A: Supervised learning has a teacher saying "this is a beach, this is
a mountain" for every example. Unsupervised learning has no teacher — it
finds the groupings by measuring similarity among the data points
themselves.
Q: In the Parable of the Wheat and Tares (Matthew 13:24-30), the
reapers separate wheat from tares at harvest without anyone labeling
each plant. Is that unsupervised learning?
A: Yes. The reapers observe natural differences — wheat has heavy,
golden heads; tares are lighter and darker. They find clusters in
the data without prior labels, just as K-Means groups data points by
proximity.
Key Methods
| Method | What It Finds | How It Works |
|---|---|---|
| K-Means | K clusters by proximity | Assign each point to the nearest center, then update centers; repeat via iteration |
| DBSCAN | Dense clusters of any shape | Find points with many neighbors; expand outward |
| PCA | Principal axes of variation | Find the directions along which data varies most |
| t-SNE | 2D visualization of high-dimensional data | Map a high-dimensional array of features to two dimensions, preserving neighborhoods |
| Autoencoder | Compressed representation | Encode input to a small latent space, then decode — like compressing a file and reconstructing it |
The key insight from this table is that unsupervised learning is not one technique but a family of approaches, each answering a different question about your data. Clustering asks "what groups naturally exist?" Dimensionality reduction asks "what are the few key factors that explain most of the variation?" And representation learning asks "how can I compress this data while preserving its essence?" In practice, these often work together: you might use PCA to reduce your data to manageable dimensions, then run K-Means on the reduced data to find clusters.

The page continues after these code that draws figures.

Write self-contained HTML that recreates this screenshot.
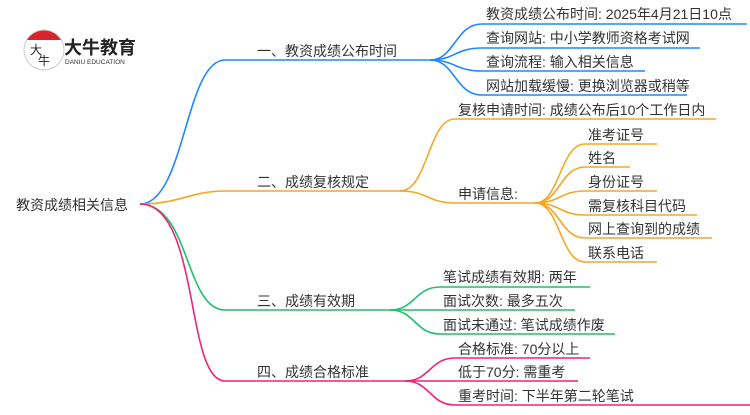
<!DOCTYPE html>
<html><head><meta charset="utf-8"><style>
body{margin:0;background:#fff;}
svg text{font-family:"Liberation Sans","Noto Sans CJK SC",sans-serif;fill:#333;}
</style></head><body>
<svg width="750" height="410" viewBox="0 0 750 410" xmlns="http://www.w3.org/2000/svg">
<!-- logo -->
<circle cx="44" cy="50" r="20" fill="#fff" stroke="#ccc" stroke-width="1"/>
<path d="M27,40 A20,20 0 0 1 61,40 Z" fill="#d9232d"/>
<text x="30" y="54" font-size="12" style="fill:#222">大</text>
<text x="38" y="65" font-size="12" style="fill:#222">牛</text>
<text x="64" y="54" font-size="18" font-weight="bold" style="fill:#222">大牛教育</text>
<text x="65" y="64" font-size="6.5" style="fill:#333">DANIU EDUCATION</text>

<g fill="none" stroke-width="1.6">
<g stroke="#1e88ff">
<path d="M140,204 C185,204 185,60 225,60 L430,60"/>
<path d="M430,60 C455,60 455,24 482,24 L747,24"/>
<path d="M430,60 C455,60 455,48 482,48 L700,48"/>
<path d="M430,60 C455,60 455,71 482,71 L645,71"/>
<path d="M430,60 C455,60 455,95 482,95 L687,95"/>
</g>
<g stroke="#f5a623">
<path d="M140,204 C180,204 190,191 225,191 L400,191"/>
<path d="M400,191 C428,191 428,119 455,119 L716,119"/>
<path d="M400,191 C428,191 428,203 455,203 L535,203"/>
<path d="M535,203 C560,203 560,144 585,144 L657,144"/>
<path d="M535,203 C560,203 560,167 585,167 L630,167"/>
<path d="M535,203 C560,203 560,191 585,191 L657,191"/>
<path d="M535,203 C560,203 560,215 585,215 L697,215"/>
<path d="M535,203 C560,203 560,238 585,238 L712,238"/>
<path d="M535,203 C560,203 560,262 585,262 L657,262"/>
</g>
<g stroke="#1fc16b">
<path d="M140,204 C190,204 185,310 225,310 L390,310"/>
<path d="M390,310 C415,310 415,287 440,287 L590,287"/>
<path d="M390,310 L575,310"/>
<path d="M390,310 C415,310 415,334 440,334 L615,334"/>
</g>
<g stroke="#f0247a">
<path d="M140,204 C200,204 185,381 225,381 L405,381"/>
<path d="M405,381 C430,381 430,358 455,358 L590,358"/>
<path d="M405,381 L578,381"/>
<path d="M405,381 C430,381 430,405 455,405 L750,405"/>
</g>
</g>

<g font-size="14">
<text x="16" y="210">教资成绩相关信息</text>
<text x="257" y="56">一、教资成绩公布时间</text>
<text x="486" y="19">教资成绩公布时间: 2025年4月21日10点</text>
<text x="486" y="43">查询网站: 中小学教师资格考试网</text>
<text x="486" y="67">查询流程: 输入相关信息</text>
<text x="486" y="91">网站加载缓慢: 更换浏览器或稍等</text>
<text x="257" y="187">二、成绩复核规定</text>
<text x="458" y="115">复核申请时间: 成绩公布后10个工作日内</text>
<text x="458" y="199">申请信息:</text>
<text x="588" y="140">准考证号</text>
<text x="588" y="163">姓名</text>
<text x="588" y="187">身份证号</text>
<text x="588" y="211">需复核科目代码</text>
<text x="588" y="234">网上查询到的成绩</text>
<text x="588" y="258">联系电话</text>
<text x="257" y="306">三、成绩有效期</text>
<text x="443" y="282">笔试成绩有效期: 两年</text>
<text x="443" y="306">面试次数: 最多五次</text>
<text x="443" y="330">面试未通过: 笔试成绩作废</text>
<text x="257" y="377">四、成绩合格标准</text>
<text x="458" y="354">合格标准: 70分以上</text>
<text x="458" y="377">低于70分: 需重考</text>
<text x="458" y="401">重考时间: 下半年第二轮笔试</text>
</g>
</svg>
</body></html>
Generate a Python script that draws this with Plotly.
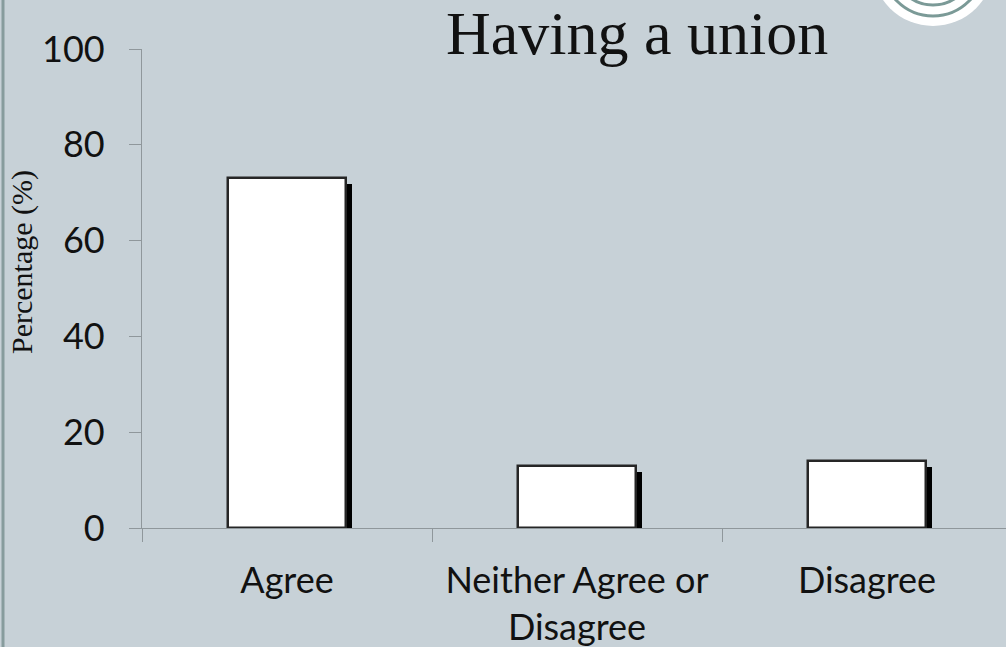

Think of clustering as building a tree of
groups: broad categories at the top, finer sub-groups below. Dimensionality
reduction helps you visualize a graph of
relationships among thousands of data points that would otherwise be
impossible to see. And autoencoders learn to distill the data down to its essence -- the smallest representation from which the original can be approximately recovered.
Connection to our project: Our domain hierarchy is unsupervised compression.
262,144 domain values are compressed to 4,096 summary bits, then to 64 bits.
This 4000:1 compression is like an autoencoder — but exact (lossless via
bitmasks), not approximate. Where an autoencoder must learn its compression through training on examples, our hierarchical OR-based compression is derived directly from the data structure itself -- no training needed. A bit at Level 1 is set to 1 if and only if the corresponding 64-bit word at Level 0 contains at least one set bit. This means the summary is perfectly faithful: you never lose information about which values are possible, you just get a faster way to check whether a region of the domain is worth examining in detail.
Soli Deo Gloria